It has been a nightmare of a 2025/26 Premier League season for Tottenham Hotspur, who are sliding further into the relegation battle after a second 4-1 humiliation to Arsenal in the North London Derby, but all the losing may have a positive consequence so long as Spurs don't get themselves relegated; they may be breaking up their stringent wage structure.
According to a new report from The Guardian's Matt Hughes, Tottenham are planning on ripping up the wage structure that they were notorious for under Daniel Levy, who was fired after the summer 2025 transfer window. So long as Spurs are not demoted this season, they will change their approach and have reportedly acknowledged internally that they have routinely underspent on player wages for years.
For their revenue generation, Spurs are indeed woefully underinvesting their squad, and that has largely priced them out of the biggest transfers.
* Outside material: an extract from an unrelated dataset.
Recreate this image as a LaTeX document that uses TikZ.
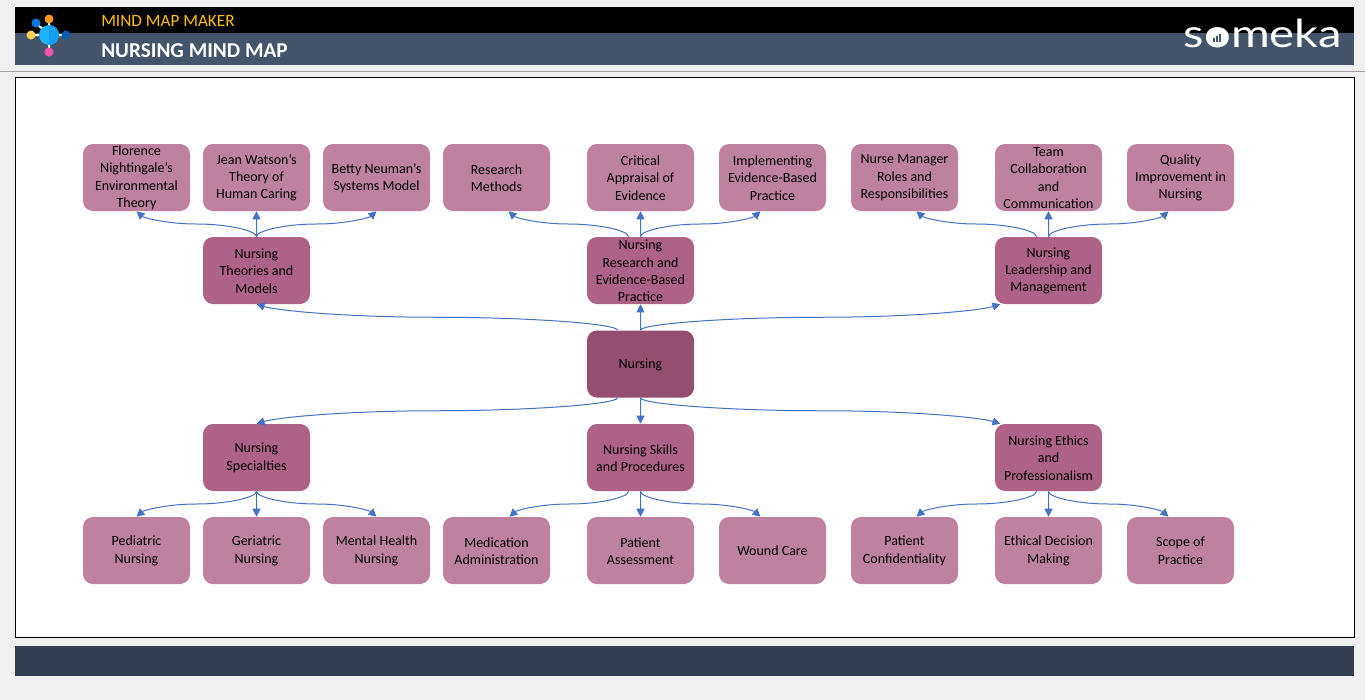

Although Atletico Madrid signing Conor Gallagher is no superstar, his addition in the winter transfer window is pointed to as evidence early on of Spurs new wage plan, as he is now the club's top earner at 200,000 euros per week.
Tottenham are ready to spend on player wages
Now, Spurs supporters can debate until the cows come home about whether or not Gallagher is worth either the wages or the transfer fee the club has paid for him, and Spurs really should have signed more than just Gallagher this summer - including another midfielder and a better forward so that the "what if?" relegation questions would not be as frightening or palpable.
But if The Guardian's information proves to be true and Spurs actually follow through on yet another ambitious promise - and, again, Spurs don't shoot themselves in the foot first by getting sent packing to the EFL Championship - this could be the tangible bit of progress the club needs to right the ship.
You can't sign players like Antoine Semenyo, Savinho, Omar Marmoush, or even Ademola Lookman if you aren't going to pay dynamic attacking talent, and if you can't sign one of these players, it makes you less likey to sign two or three.
Positive momentum builds on itself in the transfer window, and Tottenham are going to have to start paying more folks hundreds of thousands of euros per week and take real risks on the transfer market with all they generate financially from their massive stadium, fan base, and global reach. It's time to follow through on the commercial success Levy built up.